I was struck, though, by her passing comment that David Mamet is a misogynist, a la Strindberg I guess. While Mamet certainly exults in masculinity and is good at “doing violence” verbally and artistically–consider the sad and utterly male world of American Buffalo, which actually offers a ray of hope at the end–I had not thought of him as anti-woman in any meaningful way, mostly because of a production of his Boston Marriage that I saw at Common Ground Theater a year or two ago. In that play, whose characters are three women, what you notice front and center is the author’s love of language (it’s set in the late 19th or early 20th century, which gives him more linguistic scope than most contemporary settings), and the women’s relationships are both affectionate and catty. Yes, men are in charge in that world–they control the money, they take and leave the women, they are understood to be about power more often than love–but never do you get the sense that the writer approves of the way things are. His job is to document.

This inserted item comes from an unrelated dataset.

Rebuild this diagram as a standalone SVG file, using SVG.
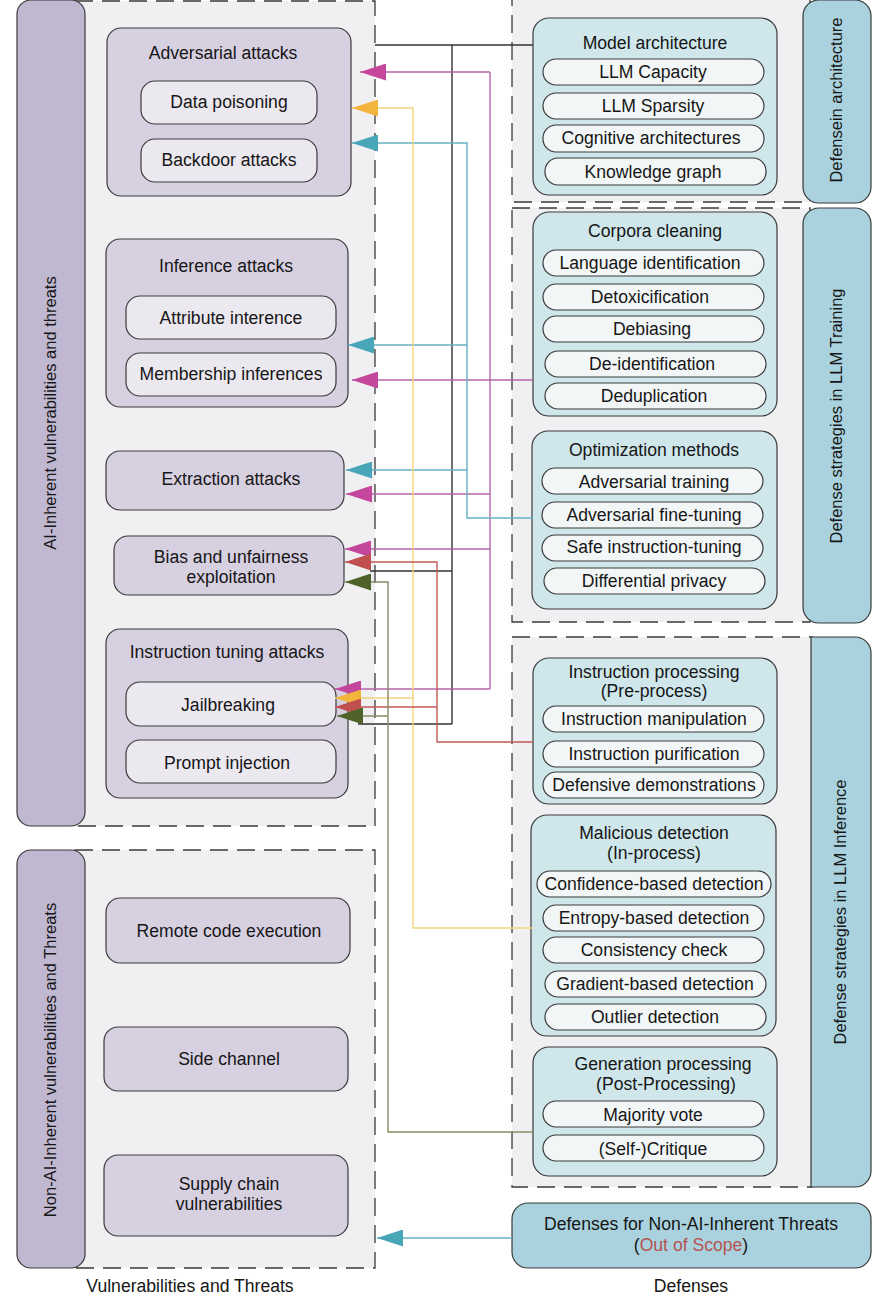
<svg xmlns="http://www.w3.org/2000/svg" width="886" height="1297" viewBox="0 0 886 1297">
<style>
text{font-family:"Liberation Sans",Arial,sans-serif;font-size:17.6px;fill:#161616;text-anchor:middle;dominant-baseline:central}
.rot{font-size:16.5px}
.cont{fill:#f0f0f2;stroke:#3a3a3a;stroke-width:1.3;stroke-dasharray:18 9}
.pbar{fill:#c0b7d1;stroke:#3a3a3a;stroke-width:1.2}
.att{fill:#d6d0e1;stroke:#3a3a3a;stroke-width:1.2}
.item{fill:#ebe8f0;stroke:#3a3a3a;stroke-width:1.2}
.tbar{fill:#a9d2de;stroke:#3a3a3a;stroke-width:1.2}
.def{fill:#cfe6eb;stroke:#3a3a3a;stroke-width:1.2}
.pill{fill:#f3f6f7;stroke:#3a3a3a;stroke-width:1.2}
.c{fill:none;stroke-width:1.4}
.k{stroke:#333333}
.m{stroke:#b664ab}
.t{stroke:#66b1c3}
.y{stroke:#f2d37f}
.r{stroke:#c25a57}
.o{stroke:#8b8b68}
</style>
<defs>
<marker id="am" markerUnits="userSpaceOnUse" markerWidth="26" markerHeight="17" refX="26" refY="8.5" orient="auto"><path d="M0,0 L26,8.5 L0,17 z" fill="#c4479d"/></marker>
<marker id="at" markerUnits="userSpaceOnUse" markerWidth="26" markerHeight="17" refX="26" refY="8.5" orient="auto"><path d="M0,0 L26,8.5 L0,17 z" fill="#48a6b8"/></marker>
<marker id="ay" markerUnits="userSpaceOnUse" markerWidth="26" markerHeight="17" refX="26" refY="8.5" orient="auto"><path d="M0,0 L26,8.5 L0,17 z" fill="#f2b43a"/></marker>
<marker id="ar" markerUnits="userSpaceOnUse" markerWidth="26" markerHeight="17" refX="26" refY="8.5" orient="auto"><path d="M0,0 L26,8.5 L0,17 z" fill="#c0504d"/></marker>
<marker id="ao" markerUnits="userSpaceOnUse" markerWidth="26" markerHeight="17" refX="26" refY="8.5" orient="auto"><path d="M0,0 L26,8.5 L0,17 z" fill="#4f6228"/></marker>
</defs>
<rect width="886" height="1297" fill="#ffffff"/>

<!-- containers -->
<g id="containers">
<rect class="cont" x="75" y="1" width="300" height="825"/>
<rect class="cont" x="75" y="850" width="300" height="418"/>
<rect class="cont" x="512" y="-5" width="298" height="207"/>
<rect class="cont" x="512" y="208" width="298" height="414"/>
<rect class="cont" x="512" y="637" width="300" height="550"/>
</g>

<!-- left category bars -->
<g id="bar-ai-inherent">
<rect class="pbar" x="17" y="0" width="68" height="826" rx="14"/>
<text class="rot" transform="translate(50,413) rotate(-90)">AI-Inherent vulnerabilities and threats</text>
</g>
<g id="bar-non-ai">
<rect class="pbar" x="17" y="850" width="68" height="418" rx="14"/>
<text class="rot" transform="translate(50,1060) rotate(-90)">Non-AI-Inherent vulnerabilities and Threats</text>
</g>

<!-- attack nodes -->
<g id="adversarial-attacks">
<rect class="att" x="107" y="28" width="244" height="168" rx="14"/>
<text x="223" y="53">Adversarial attacks</text>
<g id="data-poisoning"><rect class="item" x="141" y="81" width="176" height="43" rx="14"/><text x="229" y="102">Data poisoning</text></g>
<g id="backdoor-attacks"><rect class="item" x="141" y="139" width="176" height="43" rx="14"/><text x="229" y="160">Backdoor attacks</text></g>
</g>
<g id="inference-attacks">
<rect class="att" x="106" y="239" width="242" height="168" rx="14"/>
<text x="226" y="266">Inference attacks</text>
<g id="attribute-interence"><rect class="item" x="126" y="296" width="210" height="43" rx="14"/><text x="231" y="318">Attribute interence</text></g>
<g id="membership-inferences"><rect class="item" x="126" y="353" width="210" height="43" rx="14"/><text x="231" y="374">Membership inferences</text></g>
</g>
<g id="extraction-attacks">
<rect class="att" x="106" y="451" width="238" height="59" rx="14"/>
<text x="231" y="479">Extraction attacks</text>
</g>
<g id="bias-exploitation">
<rect class="att" x="114" y="536" width="230" height="59" rx="14"/>
<text x="231" y="557">Bias and unfairness</text>
<text x="231" y="577">exploitation</text>
</g>
<g id="instruction-tuning-attacks">
<rect class="att" x="106" y="629" width="242" height="169" rx="14"/>
<text x="227" y="652">Instruction tuning attacks</text>
<g id="jailbreaking"><rect class="item" x="126" y="682" width="210" height="44" rx="14"/><text x="228" y="705">Jailbreaking</text></g>
<g id="prompt-injection"><rect class="item" x="126" y="740" width="210" height="43" rx="14"/><text x="227" y="763">Prompt injection</text></g>
</g>
<g id="remote-code-execution">
<rect class="att" x="106" y="898" width="244" height="65" rx="14"/>
<text x="229" y="931">Remote code execution</text>
</g>
<g id="side-channel">
<rect class="att" x="104" y="1027" width="244" height="64" rx="14"/>
<text x="229" y="1059">Side channel</text>
</g>
<g id="supply-chain">
<rect class="att" x="104" y="1155" width="244" height="81" rx="14"/>
<text x="229" y="1184">Supply chain</text>
<text x="229" y="1204">vulnerabilities</text>
</g>

<!-- right category bars -->
<g id="bar-architecture">
<rect class="tbar" x="803" y="0" width="68" height="203" rx="16"/>
<text class="rot" transform="translate(836,100) rotate(-90)">Defensein architecture</text>
</g>
<g id="bar-training">
<rect class="tbar" x="803" y="208" width="68" height="415" rx="16"/>
<text class="rot" transform="translate(836,416) rotate(-90)">Defense strategies in LLM Training</text>
</g>
<g id="bar-inference">
<path class="tbar" d="M811,637 H855 A16,16 0 0 1 871,653 V1171 A16,16 0 0 1 855,1187 H811 Z"/>
<text class="rot" transform="translate(840,912) rotate(-90)">Defense strategies in LLM Inference</text>
</g>

<!-- defense nodes -->
<g id="model-architecture">
<rect class="def" x="533" y="18" width="244" height="177" rx="16"/>
<text x="655" y="43">Model architecture</text>
<g id="llm-capacity"><rect class="pill" x="543" y="59" width="221" height="26" rx="13"/><text x="653" y="72">LLM Capacity</text></g>
<g id="llm-sparsity"><rect class="pill" x="543" y="93" width="221" height="26" rx="13"/><text x="653" y="106">LLM Sparsity</text></g>
<g id="cognitive-architectures"><rect class="pill" x="543" y="125" width="221" height="27" rx="13"/><text x="651" y="138">Cognitive architectures</text></g>
<g id="knowledge-graph"><rect class="pill" x="545" y="158" width="221" height="27" rx="13"/><text x="653" y="172">Knowledge graph</text></g>
</g>
<g id="corpora-cleaning">
<rect class="def" x="533" y="212" width="244" height="204" rx="16"/>
<text x="655" y="231">Corpora cleaning</text>
<g id="language-identification"><rect class="pill" x="543" y="250" width="221" height="26" rx="13"/><text x="650" y="263">Language identification</text></g>
<g id="detoxicification"><rect class="pill" x="543" y="284" width="221" height="26" rx="13"/><text x="650" y="297">Detoxicification</text></g>
<g id="debiasing"><rect class="pill" x="543" y="316" width="221" height="26" rx="13"/><text x="652" y="329">Debiasing</text></g>
<g id="de-identification"><rect class="pill" x="545" y="351" width="221" height="26" rx="13"/><text x="652" y="364">De-identification</text></g>
<g id="deduplication"><rect class="pill" x="545" y="383" width="221" height="26" rx="13"/><text x="654" y="396">Deduplication</text></g>
</g>
<g id="optimization-methods">
<rect class="def" x="532" y="431" width="245" height="178" rx="16"/>
<text x="654" y="450">Optimization methods</text>
<g id="adversarial-training"><rect class="pill" x="542" y="468" width="221" height="26" rx="13"/><text x="654" y="482">Adversarial training</text></g>
<g id="adversarial-fine-tuning"><rect class="pill" x="542" y="502" width="221" height="26" rx="13"/><text x="654" y="515">Adversarial fine-tuning</text></g>
<g id="safe-instruction-tuning"><rect class="pill" x="542" y="535" width="221" height="26" rx="13"/><text x="654" y="547">Safe instruction-tuning</text></g>
<g id="differential-privacy"><rect class="pill" x="544" y="568" width="221" height="26" rx="13"/><text x="654" y="581">Differential privacy</text></g>
</g>
<g id="instruction-processing">
<rect class="def" x="533" y="658" width="244" height="146" rx="16"/>
<text x="654" y="672">Instruction processing</text>
<text x="654" y="691">(Pre-process)</text>
<g id="instruction-manipulation"><rect class="pill" x="543" y="706" width="221" height="26" rx="13"/><text x="654" y="719">Instruction manipulation</text></g>
<g id="instruction-purification"><rect class="pill" x="543" y="741" width="221" height="26" rx="13"/><text x="654" y="754">Instruction purification</text></g>
<g id="defensive-demonstrations"><rect class="pill" x="543" y="772" width="221" height="26" rx="13"/><text x="654" y="785">Defensive demonstrations</text></g>
</g>
<g id="malicious-detection">
<rect class="def" x="531" y="815" width="245" height="221" rx="16"/>
<text x="654" y="833">Malicious detection</text>
<text x="654" y="853">(In-process)</text>
<g id="confidence-based-detection"><rect class="pill" x="537" y="871" width="234" height="26" rx="13"/><text x="654" y="884">Confidence-based detection</text></g>
<g id="entropy-based-detection"><rect class="pill" x="543" y="905" width="221" height="26" rx="13"/><text x="654" y="918">Entropy-based detection</text></g>
<g id="consistency-check"><rect class="pill" x="543" y="937" width="221" height="26" rx="13"/><text x="654" y="950">Consistency check</text></g>
<g id="gradient-based-detection"><rect class="pill" x="545" y="971" width="221" height="26" rx="13"/><text x="655" y="984">Gradient-based detection</text></g>
<g id="outlier-detection"><rect class="pill" x="545" y="1004" width="221" height="26" rx="13"/><text x="655" y="1017">Outlier detection</text></g>
</g>
<g id="generation-processing">
<rect class="def" x="533" y="1047" width="244" height="129" rx="16"/>
<text x="663" y="1064">Generation processing</text>
<text x="666" y="1084">(Post-Processing)</text>
<g id="majority-vote"><rect class="pill" x="543" y="1101" width="221" height="26" rx="13"/><text x="653" y="1115">Majority vote</text></g>
<g id="self-critique"><rect class="pill" x="543" y="1135" width="221" height="26" rx="13"/><text x="653" y="1149">(Self-)Critique</text></g>
</g>
<g id="non-ai-defenses">
<rect class="tbar" x="512" y="1203" width="359" height="65" rx="16"/>
<text x="691" y="1224">Defenses for Non-AI-Inherent Threats</text>
<text x="691" y="1245">(<tspan style="fill:#b5524f">Out of Scope</tspan>)</text>
</g>

<!-- connectors -->
<g id="connectors">
<path class="c k" d="M533,45 H375"/>
<path class="c k" d="M452,45 V724"/>
<path class="c k" d="M452,571 H370"/>
<path class="c k" d="M452,724 H358"/>

<path class="c m" d="M490,72 V689"/>
<path class="c m" d="M490,72 H360" marker-end="url(#am)"/>
<path class="c m" d="M533,380 H352" marker-end="url(#am)"/>
<path class="c m" d="M490,494 H346" marker-end="url(#am)"/>
<path class="c m" d="M490,549 H345" marker-end="url(#am)"/>
<path class="c m" d="M490,689 H335" marker-end="url(#am)"/>

<path class="c t" d="M533,518 H467 V143 H352" marker-end="url(#at)"/>
<path class="c t" d="M467,345 H348" marker-end="url(#at)"/>
<path class="c t" d="M467,470 H346" marker-end="url(#at)"/>

<path class="c y" d="M533,928 H413 V108 H352" marker-end="url(#ay)"/>
<path class="c y" d="M413,698 H335" marker-end="url(#ay)"/>

<path class="c r" d="M533,742 H437 V562 H345" marker-end="url(#ar)"/>
<path class="c r" d="M437,707 H335" marker-end="url(#ar)"/>

<path class="c o" d="M533,1132 H388 V582 H345" marker-end="url(#ao)"/>
<path class="c o" d="M388,716 H337" marker-end="url(#ao)"/>

<path class="c t" d="M512,1238 H377" marker-end="url(#at)"/>
</g>

<!-- column labels -->
<g id="labels">
<text x="190" y="1286">Vulnerabilities and Threats</text>
<text x="691" y="1286">Defenses</text>
</g>
</svg>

Anyhow, what Mamet and Rebeck both do extremely well, in very different ways, is to dissect anger. Anger in their works is not usually directed at social injustice or the military industrial complex or polluters or Wall Street; they write about the dance of anger between people, and it is an intimate dance, like the tango. Deftness is required, and the ability to get inside all your characters’ heads– perhaps even to love each of them replete with (or because of) their flaws.
And that is the difference between both these extraordinary playwrights and people who do political theater, which can lapse into melodrama. I recently saw Burning Coal’s production of Lucy Prebble’s 2009 Enron, which was entertaining, fun, raunchy, very well directed, and–a disappointment. Time is necessarily spent explaining derivatives, mark-to-market, etc, and you can make that time pass happily with the right choreographer (which director Jerome Davis did), but in the end one wants to hear a human story. Enron tried, but I never quite believed it. I lay it at the playwright’s door.